━━━━━ DATA LINES

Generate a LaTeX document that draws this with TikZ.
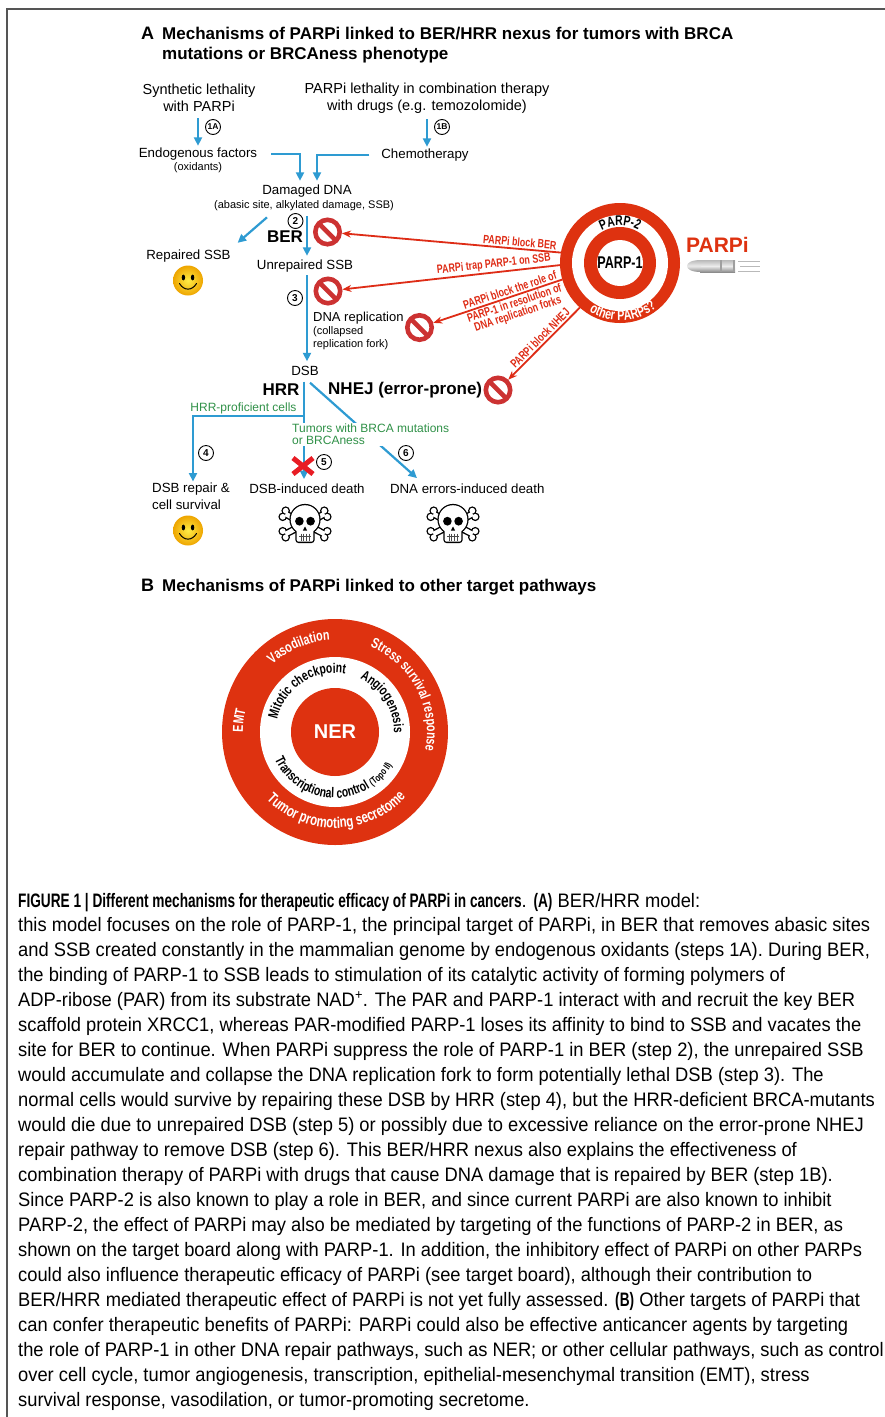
\documentclass[tikz,border=0pt]{standalone}
\usepackage{fontspec}
\setmainfont{Liberation Sans}
\newfontfamily\condfont{Liberation Sans}[FakeStretch=0.74]
\newfontfamily\capfont{Liberation Sans}[FakeStretch=0.94]
\newfontfamily\capboldfont{Liberation Sans}[FakeStretch=0.70]
\usetikzlibrary{arrows.meta,decorations.text,calc}

\definecolor{flowblue}{RGB}{46,155,210}
\definecolor{flowgreen}{RGB}{48,145,72}
\definecolor{boardred}{RGB}{222,50,16}
\definecolor{signred}{RGB}{204,50,50}
\definecolor{hitred}{RGB}{222,44,22}
\definecolor{crossred}{RGB}{232,28,36}
\definecolor{framegray}{RGB}{85,85,85}
\definecolor{smileinner}{RGB}{255,236,70}
\definecolor{smileouter}{RGB}{238,165,0}

\newcommand\fsz[2]{\fontsize{#1}{#2}\selectfont}
% text set along a circular arc: centre x, centre y, radius, start angle, end angle, text
\newcommand\arctext[6]{%
  \path[decorate, decoration={text along path, text align=center, text={#6}}]
    ([shift={(#1,#2)}]#4:#3) arc[start angle=#4, end angle=#5, radius=#3];}

\tikzset{
  txt/.style={inner sep=0pt, outer sep=0pt, font=\fsz{13.3}{16}},
  toptxt/.style={inner sep=0pt, align=center, font=\fsz{14.5}{17}},
  smalltxt/.style={inner sep=0pt, font=\fsz{11}{13}},
  boldlbl/.style={inner sep=0pt, font=\bfseries\fsz{17}{20}},
  greentxt/.style={inner sep=0pt, text=flowgreen, font=\fsz{12}{11.5}},
  flow/.style={draw=flowblue, line width=2.2pt, -{Triangle[length=8.5pt,width=8pt]}},
  hit/.style={draw=hitred, line width=1.8pt, -{Stealth[length=9pt,width=7pt]}},
  hitlbl/.style={inner sep=1.5pt, text=hitred, font=\condfont\bfseries\fsz{12}{11}, align=center},
  stepnum/.style={circle, draw=black, line width=0.9pt, minimum size=15pt, inner sep=0pt,
    font=\bfseries\fsz{10}{10}},
  nosign/.style={circle, draw=signred, line width=4.6pt, minimum size=24.4pt, inner sep=0pt,
    path picture={\draw[signred, line width=4.6pt]
      ([shift={(135:14)}]path picture bounding box.center) --
      ([shift={(-45:14)}]path picture bounding box.center);}},
  capline/.style={anchor=base west, inner sep=0pt, font=\capfont\fsz{19.5}{25}},
  smiley/.pic={
    \shade[inner color=smileinner, outer color=smileouter] (0,1.5) circle (15);
    \fill[black] (-4.6,4.5) ellipse (1.7 and 2.9);
    \fill[black] (4.6,4.5) ellipse (1.7 and 2.9);
    \draw[black, line width=1pt, line cap=round] (-8.5,-1.5) .. controls (-4,-9) and (4,-9) .. (8.5,-1.5);
  },
  skull/.pic={
    % crossbones: dark outline first, white core on top
    \draw[black, line width=7.4pt] (-19.5,9) -- (19.5,-11) (-19.5,-11) -- (19.5,9);
    \foreach \bx/\by in {-19.3/12.3,-22.3/6.2,22.3/-8.2,19.3/-14.3,-22.3/-8.2,-19.3/-14.3,19.3/12.3,22.3/6.2}
      \fill[black] (\bx,\by) circle (4.3);
    \draw[white, line width=4.6pt] (-19.5,9) -- (19.5,-11) (-19.5,-11) -- (19.5,9);
    \foreach \bx/\by in {-19.3/12.3,-22.3/6.2,22.3/-8.2,19.3/-14.3,-22.3/-8.2,-19.3/-14.3,19.3/12.3,22.3/6.2}
      \fill[white] (\bx,\by) circle (2.9);
    % cranium and jaw
    \fill[black] (0,3.5) circle (15.6);
    \fill[black, rounded corners=3pt] (-9.6,-20) rectangle (9.6,-4);
    \fill[white] (0,3.5) circle (14.3);
    \fill[white, rounded corners=2pt] (-8.3,-18.7) rectangle (8.3,-4);
    \fill[black] (-5.6,1.8) ellipse (4.3 and 4.4);
    \fill[black] (5.6,1.8) ellipse (4.3 and 4.4);
    \fill[black] (0,-3.5) -- (-2.1,-7.6) -- (2.1,-7.6) -- cycle;
    \draw[black!70, line width=0.6pt] (-6,-13.5) -- (6,-13.5)
      (-4,-10.5) -- (-4,-17.5) (-1.3,-10.5) -- (-1.3,-18) (1.3,-10.5) -- (1.3,-18) (4,-10.5) -- (4,-17.5);
  }
}

\begin{document}
\begin{tikzpicture}[x=1pt, y=1pt]
\useasboundingbox (0,0) rectangle (885,-1417);
\fill[white] (0,0) rectangle (885,-1417);

% frame
\draw[framegray, line width=1.3pt] (7,-1417) -- (7,-9) -- (885,-9);

% ---------- panel A heading ----------
\node[anchor=base west, inner sep=0pt, font=\bfseries\fsz{18}{18}] (panelA) at (141,-39) {A};
\node[anchor=base west, inner sep=0pt, font=\bfseries\fsz{17}{20}] (titleA1) at (162,-39)
  {Mechanisms of PARPi linked to BER/HRR nexus for tumors with BRCA};
\node[anchor=base west, inner sep=0pt, font=\bfseries\fsz{17}{20}] (titleA2) at (162,-59)
  {mutations or BRCAness phenotype};

% ---------- sources ----------
\node[toptxt] (synth) at (199,-98) {Synthetic lethality\\with PARPi};
\node[toptxt] (combo) at (427,-98) {PARPi lethality in combination therapy\\with drugs (e.g. temozolomide)};
\node[txt] (endo) at (198,-154) {Endogenous factors};
\node[smalltxt] (oxid) at (198,-168) {(oxidants)};
\node[txt] (chemo) at (425,-155) {Chemotherapy};
\node[stepnum, font=\bfseries\fsz{8.5}{8.5}] (s1a) at (213,-127) {1A};
\node[stepnum, font=\bfseries\fsz{8.5}{8.5}] (s1b) at (442,-127) {1B};

\draw[flow] ($(synth.south)+(-1,-6)$) -- ($(endo.north)+(0,2)$);
\draw[flow] ($(combo.south)+(0,-6)$) -- ($(chemo.north)+(2,2)$);

\node[txt] (dmg) at (307,-191) {Damaged DNA};
\node[smalltxt] (dmgsub) at (304,-206) {(abasic site, alkylated damage, SSB)};
\draw[flow] ($(endo.east)+(14,0)$) -| ($(dmg.north)+(-7,4)$);
\draw[flow] ($(chemo.west)+(-12,0)$) -| ($(dmg.north)+(10,4)$);

% ---------- BER ----------
\node[boldlbl] (ber) at (285,-237) {BER};
\node[stepnum] (s2) at (295.5,-221) {2};
\node[txt] (rep) at (188.5,-256) {Repaired SSB};
\pic (smileA) at (188,-282) {smiley};
\node[txt] (unrep) at (305,-266) {Unrepaired SSB};
\draw[flow] ($(dmgsub.south)+(3,-5)$) -- ($(unrep.north)+(2,4)$);
\draw[flow] ($(dmgsub.south)+(-37,-6)$) -- ($(rep.north east)+(7,7)$);

% ---------- replication ----------
\node[stepnum] (s3) at (295,-298) {3};
\node[anchor=west, inner sep=0pt, font=\fsz{13}{15}] (repl) at (313,-318) {DNA replication};
\node[anchor=north west, inner sep=0pt, align=left, font=\fsz{11}{13}] (coll) at (313,-326)
  {(collapsed\\replication fork)};
\node[txt] (dsb) at (305,-371) {DSB};
\draw[flow] ($(unrep.south)+(2,-3)$) -- ($(dsb.north)+(2,5)$);

% ---------- repair choice ----------
\node[boldlbl] (hrr) at (281,-390) {HRR};
\node[boldlbl, anchor=west] (nhej) at (328,-390) {NHEJ (error-prone)};
\node[greentxt] (prof) at (243.5,-408) {HRR-proficient cells};

\node[anchor=north west, inner sep=0pt, align=left, font=\fsz{13.3}{16.8}] (dsbrep) at (152,-482.5)
  {DSB repair \&\\cell survival};
\node[txt] (death1) at (307,-489) {DSB-induced death};
\node[txt, anchor=west] (death2) at (390,-489) {DNA errors-induced death};

\coordinate (jn) at (304,-416);
\draw[flow] (jn) -| ($(dsbrep.north)+(2,1)$);
\draw[flow] ($(dsb.south)+(-1,-6)$) -- ($(jn |- death1.north)+(0,5)$);
\draw[flow] ($(dsb.south)+(5,-7)$) -- ($(death2.north west)+(27,6)$);

\node[greentxt, align=left, anchor=north west, fill=white, inner sep=1pt] (brca) at (291,-423)
  {Tumors with BRCA mutations\\or BRCAness};

\node[stepnum] (s4) at (206,-453) {4};
\node[stepnum] (s5) at (324,-462) {5};
\node[stepnum] (s6) at (406,-453) {6};
\draw[crossred, line width=5pt] (293,-458) -- (313,-474) (293,-474) -- (313,-458);

\pic (smileB) at (188,-532) {smiley};
\pic (skullA) at (305,-523) {skull};
\pic (skullB) at (453,-523) {skull};

% ---------- prohibition signs ----------
\node[nosign] (sign1) at (327.5,-232) {};
\node[nosign] (sign2) at (328,-291) {};
\node[nosign] (sign3) at (419.5,-327.5) {};
\node[nosign] (sign4) at (498,-390) {};

% ---------- target board ----------
\node[circle, fill=boardred, minimum size=120pt, inner sep=0pt, outer sep=0pt] (board) at (620,-263) {};
\fill[white] (board.center) circle (48);
\fill[boardred] (board.center) circle (36);
\fill[white] (board.center) circle (23);
\node[inner sep=0pt, font=\condfont\bfseries\fsz{17}{17}] (parp1) at (620,-263) {PARP-1};
\arctext{620}{-263}{37.5}{150}{30}{|\condfont\bfseries\fsz{14}{14}|PARP-2}
\arctext{620}{-263}{57.5}{203}{344}{|\condfont\bfseries\fsz{14.5}{14.5}\color{white}|other PARPs?}

\node[inner sep=0pt, font=\bfseries\fsz{21}{21}, text=boardred] (parpi) at (717.5,-244.5) {PARPi};
% bullet
\shade[top color=gray!55, bottom color=gray!90, middle color=gray!15] (700,-260) rectangle (735,-272);
\shade[top color=gray!55, bottom color=gray!90, middle color=gray!15]
  (701,-260) .. controls (692,-260) and (687,-262.5) .. (687,-266) .. controls (687,-269.5) and (692,-272) .. (701,-272) -- cycle;
\fill[gray!75] (720,-260) rectangle (722,-272);
\fill[gray!75] (732.5,-260) rectangle (735,-272);
\draw[gray!55, line width=0.8pt] (738,-261) -- (760,-261) (740,-266) -- (760,-266) (738,-271) -- (760,-271);

% ---------- inhibition arrows ----------
\draw[hit] (board.170) -- node[hitlbl, pos=0.19, sloped, above] (lbl1) {PARPi block BER} (sign1);
\draw[hit] (board.182) -- node[hitlbl, pos=0.30, sloped, above] (lbl2) {PARPi trap PARP-1 on SSB} (sign2);
\draw[hit] (board.196) --
  node[hitlbl, pos=0.39, sloped, above] (lbl3a) {PARPi block the role of}
  node[hitlbl, pos=0.39, sloped, below] (lbl3b) {PARP-1 in resolution of\\DNA replication forks} (sign3);
\draw[hit] (board.228) -- node[hitlbl, pos=0.49, sloped, above] (lbl4) {PARPi block NHEJ} (sign4);

% ---------- panel B ----------
\node[anchor=base west, inner sep=0pt, font=\bfseries\fsz{18}{18}] (panelB) at (141,-591) {B};
\node[anchor=base west, inner sep=0pt, font=\bfseries\fsz{17}{20}] (titleB) at (162,-591)
  {Mechanisms of PARPi linked to other target pathways};

\node[circle, fill=boardred, minimum size=226pt, inner sep=0pt] (ringB) at (335,-732) {};
\fill[white] (ringB.center) circle (75);
\node[circle, fill=boardred, minimum size=88pt, inner sep=0pt] (ner) at (335,-732)
  {\color{white}\bfseries\fsz{20}{20}NER};

\arctext{335}{-732}{92}{163}{63}{|\condfont\bfseries\fsz{14.5}{14.5}\color{white}|Vasodilation}
\arctext{335}{-732}{92}{108}{-52}{|\condfont\bfseries\fsz{14.5}{14.5}\color{white}|Stress survival response}
\arctext{335}{-732}{92}{203}{143}{|\condfont\bfseries\fsz{14.5}{14.5}\color{white}|EMT}
\arctext{335}{-732}{96}{186}{356}{|\condfont\bfseries\fsz{15.5}{15.5}\color{white}|Tumor promoting secretome}
\arctext{335}{-732}{59}{194}{54}{|\condfont\bfseries\fsz{14}{14}|Mitotic checkpoint}
\arctext{335}{-732}{59}{92}{-28}{|\condfont\bfseries\fsz{14}{14}|Angiogenesis}
\arctext{335}{-732}{66}{187}{347}{|\condfont\bfseries\fsz{14}{14}|Transcriptional control |\condfont\bfseries\fsz{10}{10}|(Topo II)}

% ---------- caption ----------
\foreach \ln [count=\i] in {
  {{\capboldfont\bfseries FIGURE 1 | Different mechanisms for therapeutic efficacy of PARPi in cancers}. {\capboldfont\bfseries (A)} BER/HRR model:},
  {this model focuses on the role of PARP-1, the principal target of PARPi, in BER that removes abasic sites},
  {and SSB created constantly in the mammalian genome by endogenous oxidants (steps 1A). During BER,},
  {the binding of PARP-1 to SSB leads to stimulation of its catalytic activity of forming polymers of},
  {ADP-ribose (PAR) from its substrate NAD\textsuperscript{+}. The PAR and PARP-1 interact with and recruit the key BER},
  {scaffold protein XRCC1, whereas PAR-modified PARP-1 loses its affinity to bind to SSB and vacates the},
  {site for BER to continue. When PARPi suppress the role of PARP-1 in BER (step 2), the unrepaired SSB},
  {would accumulate and collapse the DNA replication fork to form potentially lethal DSB (step 3). The},
  {normal cells would survive by repairing these DSB by HRR (step 4), but the HRR-deficient BRCA-mutants},
  {would die due to unrepaired DSB (step 5) or possibly due to excessive reliance on the error-prone NHEJ},
  {repair pathway to remove DSB (step 6). This BER/HRR nexus also explains the effectiveness of},
  {combination therapy of PARPi with drugs that cause DNA damage that is repaired by BER (step 1B).},
  {Since PARP-2 is also known to play a role in BER, and since current PARPi are also known to inhibit},
  {PARP-2, the effect of PARPi may also be mediated by targeting of the functions of PARP-2 in BER, as},
  {shown on the target board along with PARP-1. In addition, the inhibitory effect of PARPi on other PARPs},
  {could also influence therapeutic efficacy of PARPi (see target board), although their contribution to},
  {BER/HRR mediated therapeutic effect of PARPi is not yet fully assessed. {\capboldfont\bfseries (B)} Other targets of PARPi that},
  {can confer therapeutic benefits of PARPi: PARPi could also be effective anticancer agents by targeting},
  {the role of PARP-1 in other DNA repair pathways, such as NER; or other cellular pathways, such as control},
  {over cell cycle, tumor angiogenesis, transcription, epithelial-mesenchymal transition (EMT), stress},
  {survival response, vasodilation, or tumor-promoting secretome.}}
  \node[capline] (cap\i) at (18,{-907-24.95*(\i-1)}) {\ln};

\end{tikzpicture}
\end{document}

━━━━━━━━━━

Return, unchanged, the lines from the first line of the material through the line that holds "arc[start angle=#4, end", inclusive, omitting pictures.

Generate a LaTeX document that draws this with TikZ.
\documentclass[tikz,border=0pt]{standalone}
\usepackage{fontspec}
\setmainfont{Liberation Sans}
\newfontfamily\condfont{Liberation Sans}[FakeStretch=0.74]
\newfontfamily\capfont{Liberation Sans}[FakeStretch=0.94]
\newfontfamily\capboldfont{Liberation Sans}[FakeStretch=0.70]
\usetikzlibrary{arrows.meta,decorations.text,calc}

\definecolor{flowblue}{RGB}{46,155,210}
\definecolor{flowgreen}{RGB}{48,145,72}
\definecolor{boardred}{RGB}{222,50,16}
\definecolor{signred}{RGB}{204,50,50}
\definecolor{hitred}{RGB}{222,44,22}
\definecolor{crossred}{RGB}{232,28,36}
\definecolor{framegray}{RGB}{85,85,85}
\definecolor{smileinner}{RGB}{255,236,70}
\definecolor{smileouter}{RGB}{238,165,0}

\newcommand\fsz[2]{\fontsize{#1}{#2}\selectfont}
% text set along a circular arc: centre x, centre y, radius, start angle, end angle, text
\newcommand\arctext[6]{%
  \path[decorate, decoration={text along path, text align=center, text={#6}}]
    ([shift={(#1,#2)}]#4:#3) arc[start angle=#4, end angle=#5, radius=#3];}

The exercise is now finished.